> [PROVIDED DATA]:
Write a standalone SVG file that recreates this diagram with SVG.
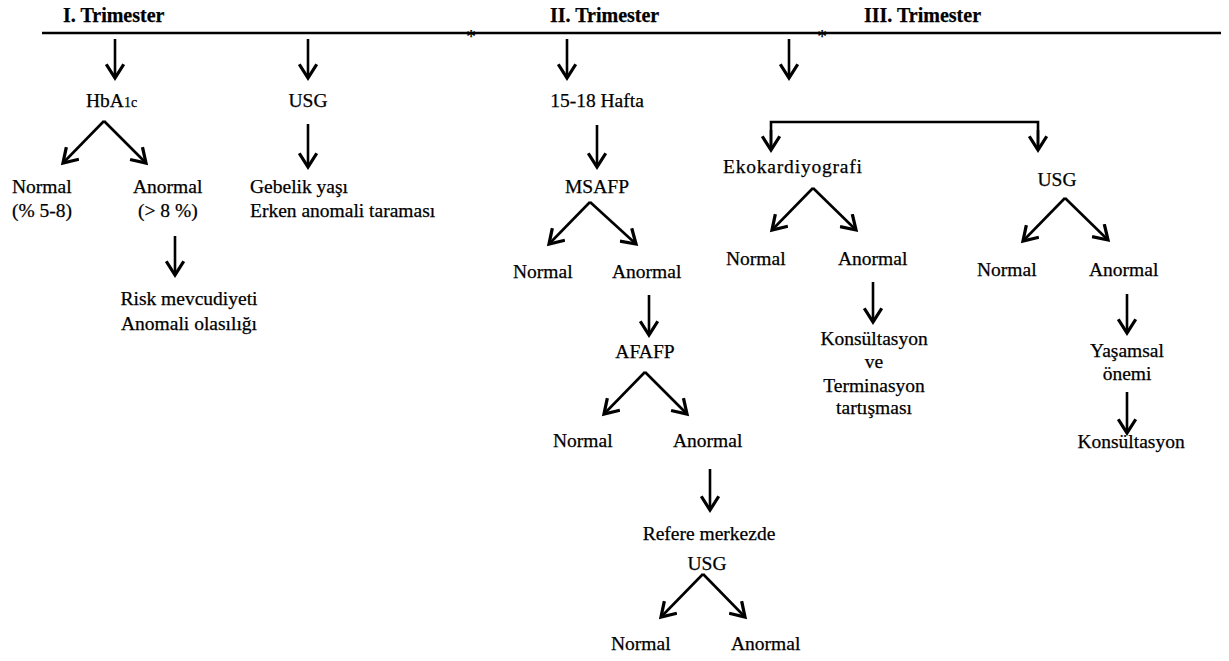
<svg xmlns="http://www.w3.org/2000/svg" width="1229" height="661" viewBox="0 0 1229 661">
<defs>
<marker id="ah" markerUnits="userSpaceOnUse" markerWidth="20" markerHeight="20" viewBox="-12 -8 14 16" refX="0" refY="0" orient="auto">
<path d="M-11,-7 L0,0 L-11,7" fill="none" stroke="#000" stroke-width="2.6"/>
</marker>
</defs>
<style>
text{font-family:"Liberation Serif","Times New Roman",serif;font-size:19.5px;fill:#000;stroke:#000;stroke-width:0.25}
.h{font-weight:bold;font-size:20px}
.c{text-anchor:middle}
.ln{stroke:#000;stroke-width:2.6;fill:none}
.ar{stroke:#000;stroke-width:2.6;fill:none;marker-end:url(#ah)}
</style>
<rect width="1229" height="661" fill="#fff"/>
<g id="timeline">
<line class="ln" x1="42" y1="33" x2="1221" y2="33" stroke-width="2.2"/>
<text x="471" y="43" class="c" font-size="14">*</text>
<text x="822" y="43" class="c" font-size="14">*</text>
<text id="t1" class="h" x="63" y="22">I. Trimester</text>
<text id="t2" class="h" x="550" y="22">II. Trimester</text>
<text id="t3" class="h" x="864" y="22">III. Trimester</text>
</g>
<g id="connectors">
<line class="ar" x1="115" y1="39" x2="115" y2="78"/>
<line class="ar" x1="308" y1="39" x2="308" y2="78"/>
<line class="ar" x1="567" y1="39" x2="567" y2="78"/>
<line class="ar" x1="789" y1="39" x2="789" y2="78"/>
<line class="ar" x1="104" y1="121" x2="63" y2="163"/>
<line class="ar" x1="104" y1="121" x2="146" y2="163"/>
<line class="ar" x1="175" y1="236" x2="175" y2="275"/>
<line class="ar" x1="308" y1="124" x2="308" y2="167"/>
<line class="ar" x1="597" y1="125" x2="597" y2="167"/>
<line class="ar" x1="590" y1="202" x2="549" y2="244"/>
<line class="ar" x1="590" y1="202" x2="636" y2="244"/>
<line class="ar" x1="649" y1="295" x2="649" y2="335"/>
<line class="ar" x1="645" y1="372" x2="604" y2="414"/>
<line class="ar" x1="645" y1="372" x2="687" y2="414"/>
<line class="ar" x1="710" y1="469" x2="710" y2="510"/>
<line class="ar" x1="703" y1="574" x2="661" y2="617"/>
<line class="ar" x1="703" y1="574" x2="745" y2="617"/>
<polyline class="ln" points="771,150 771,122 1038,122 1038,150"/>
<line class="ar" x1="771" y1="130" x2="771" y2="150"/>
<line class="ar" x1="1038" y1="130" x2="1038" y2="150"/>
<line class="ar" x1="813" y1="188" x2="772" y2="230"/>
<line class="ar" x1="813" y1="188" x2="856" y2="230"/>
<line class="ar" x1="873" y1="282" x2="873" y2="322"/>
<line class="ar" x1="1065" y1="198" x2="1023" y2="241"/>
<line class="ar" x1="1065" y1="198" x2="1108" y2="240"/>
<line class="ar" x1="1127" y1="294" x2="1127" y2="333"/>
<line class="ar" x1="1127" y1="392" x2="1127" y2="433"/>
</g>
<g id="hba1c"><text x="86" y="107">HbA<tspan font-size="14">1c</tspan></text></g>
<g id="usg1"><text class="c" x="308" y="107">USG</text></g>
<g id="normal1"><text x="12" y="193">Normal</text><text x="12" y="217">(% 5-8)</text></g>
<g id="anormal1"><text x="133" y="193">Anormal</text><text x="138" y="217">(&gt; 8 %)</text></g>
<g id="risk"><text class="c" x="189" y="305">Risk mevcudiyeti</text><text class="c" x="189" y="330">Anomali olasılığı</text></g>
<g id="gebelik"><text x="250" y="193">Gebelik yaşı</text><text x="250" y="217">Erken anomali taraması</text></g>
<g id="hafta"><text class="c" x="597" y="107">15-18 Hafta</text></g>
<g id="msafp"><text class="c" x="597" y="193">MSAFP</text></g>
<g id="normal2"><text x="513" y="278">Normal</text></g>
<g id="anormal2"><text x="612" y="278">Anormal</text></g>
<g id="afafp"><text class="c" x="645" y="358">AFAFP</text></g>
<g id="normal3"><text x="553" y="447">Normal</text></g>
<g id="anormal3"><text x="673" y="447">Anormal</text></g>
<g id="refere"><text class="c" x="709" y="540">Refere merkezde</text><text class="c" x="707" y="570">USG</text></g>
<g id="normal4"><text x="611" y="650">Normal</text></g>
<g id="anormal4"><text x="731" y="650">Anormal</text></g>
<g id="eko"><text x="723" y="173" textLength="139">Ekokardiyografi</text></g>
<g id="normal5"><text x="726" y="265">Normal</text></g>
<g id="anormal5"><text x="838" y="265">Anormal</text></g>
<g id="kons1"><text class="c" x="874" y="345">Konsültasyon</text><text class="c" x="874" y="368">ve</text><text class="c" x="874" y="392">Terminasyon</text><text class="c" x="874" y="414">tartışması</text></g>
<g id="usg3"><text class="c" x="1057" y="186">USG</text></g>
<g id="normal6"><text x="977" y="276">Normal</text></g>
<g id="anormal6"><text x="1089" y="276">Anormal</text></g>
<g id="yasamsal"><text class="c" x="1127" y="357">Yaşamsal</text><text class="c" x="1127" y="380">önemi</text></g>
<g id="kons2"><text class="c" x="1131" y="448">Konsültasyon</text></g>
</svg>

> [WHAT IS ASKED]:
Exclude every picture and copy the remaining data exactly.

> [WRITTEN ANSWER]:
Write a standalone SVG file that recreates this diagram with SVG.
<svg xmlns="http://www.w3.org/2000/svg" width="1229" height="661" viewBox="0 0 1229 661">
<defs>
<marker id="ah" markerUnits="userSpaceOnUse" markerWidth="20" markerHeight="20" viewBox="-12 -8 14 16" refX="0" refY="0" orient="auto">
<path d="M-11,-7 L0,0 L-11,7" fill="none" stroke="#000" stroke-width="2.6"/>
</marker>
</defs>
<style>
text{font-family:"Liberation Serif","Times New Roman",serif;font-size:19.5px;fill:#000;stroke:#000;stroke-width:0.25}
.h{font-weight:bold;font-size:20px}
.c{text-anchor:middle}
.ln{stroke:#000;stroke-width:2.6;fill:none}
.ar{stroke:#000;stroke-width:2.6;fill:none;marker-end:url(#ah)}
</style>
<rect width="1229" height="661" fill="#fff"/>
<g id="timeline">
<line class="ln" x1="42" y1="33" x2="1221" y2="33" stroke-width="2.2"/>
<text x="471" y="43" class="c" font-size="14">*</text>
<text x="822" y="43" class="c" font-size="14">*</text>
<text id="t1" class="h" x="63" y="22">I. Trimester</text>
<text id="t2" class="h" x="550" y="22">II. Trimester</text>
<text id="t3" class="h" x="864" y="22">III. Trimester</text>
</g>
<g id="connectors">
<line class="ar" x1="115" y1="39" x2="115" y2="78"/>
<line class="ar" x1="308" y1="39" x2="308" y2="78"/>
<line class="ar" x1="567" y1="39" x2="567" y2="78"/>
<line class="ar" x1="789" y1="39" x2="789" y2="78"/>
<line class="ar" x1="104" y1="121" x2="63" y2="163"/>
<line class="ar" x1="104" y1="121" x2="146" y2="163"/>
<line class="ar" x1="175" y1="236" x2="175" y2="275"/>
<line class="ar" x1="308" y1="124" x2="308" y2="167"/>
<line class="ar" x1="597" y1="125" x2="597" y2="167"/>
<line class="ar" x1="590" y1="202" x2="549" y2="244"/>
<line class="ar" x1="590" y1="202" x2="636" y2="244"/>
<line class="ar" x1="649" y1="295" x2="649" y2="335"/>
<line class="ar" x1="645" y1="372" x2="604" y2="414"/>
<line class="ar" x1="645" y1="372" x2="687" y2="414"/>
<line class="ar" x1="710" y1="469" x2="710" y2="510"/>
<line class="ar" x1="703" y1="574" x2="661" y2="617"/>
<line class="ar" x1="703" y1="574" x2="745" y2="617"/>
<polyline class="ln" points="771,150 771,122 1038,122 1038,150"/>
<line class="ar" x1="771" y1="130" x2="771" y2="150"/>
<line class="ar" x1="1038" y1="130" x2="1038" y2="150"/>
<line class="ar" x1="813" y1="188" x2="772" y2="230"/>
<line class="ar" x1="813" y1="188" x2="856" y2="230"/>
<line class="ar" x1="873" y1="282" x2="873" y2="322"/>
<line class="ar" x1="1065" y1="198" x2="1023" y2="241"/>
<line class="ar" x1="1065" y1="198" x2="1108" y2="240"/>
<line class="ar" x1="1127" y1="294" x2="1127" y2="333"/>
<line class="ar" x1="1127" y1="392" x2="1127" y2="433"/>
</g>
<g id="hba1c"><text x="86" y="107">HbA<tspan font-size="14">1c</tspan></text></g>
<g id="usg1"><text class="c" x="308" y="107">USG</text></g>
<g id="normal1"><text x="12" y="193">Normal</text><text x="12" y="217">(% 5-8)</text></g>
<g id="anormal1"><text x="133" y="193">Anormal</text><text x="138" y="217">(&gt; 8 %)</text></g>
<g id="risk"><text class="c" x="189" y="305">Risk mevcudiyeti</text><text class="c" x="189" y="330">Anomali olasılığı</text></g>
<g id="gebelik"><text x="250" y="193">Gebelik yaşı</text><text x="250" y="217">Erken anomali taraması</text></g>
<g id="hafta"><text class="c" x="597" y="107">15-18 Hafta</text></g>
<g id="msafp"><text class="c" x="597" y="193">MSAFP</text></g>
<g id="normal2"><text x="513" y="278">Normal</text></g>
<g id="anormal2"><text x="612" y="278">Anormal</text></g>
<g id="afafp"><text class="c" x="645" y="358">AFAFP</text></g>
<g id="normal3"><text x="553" y="447">Normal</text></g>
<g id="anormal3"><text x="673" y="447">Anormal</text></g>
<g id="refere"><text class="c" x="709" y="540">Refere merkezde</text><text class="c" x="707" y="570">USG</text></g>
<g id="normal4"><text x="611" y="650">Normal</text></g>
<g id="anormal4"><text x="731" y="650">Anormal</text></g>
<g id="eko"><text x="723" y="173" textLength="139">Ekokardiyografi</text></g>
<g id="normal5"><text x="726" y="265">Normal</text></g>
<g id="anormal5"><text x="838" y="265">Anormal</text></g>
<g id="kons1"><text class="c" x="874" y="345">Konsültasyon</text><text class="c" x="874" y="368">ve</text><text class="c" x="874" y="392">Terminasyon</text><text class="c" x="874" y="414">tartışması</text></g>
<g id="usg3"><text class="c" x="1057" y="186">USG</text></g>
<g id="normal6"><text x="977" y="276">Normal</text></g>
<g id="anormal6"><text x="1089" y="276">Anormal</text></g>
<g id="yasamsal"><text class="c" x="1127" y="357">Yaşamsal</text><text class="c" x="1127" y="380">önemi</text></g>
<g id="kons2"><text class="c" x="1131" y="448">Konsültasyon</text></g>
</svg>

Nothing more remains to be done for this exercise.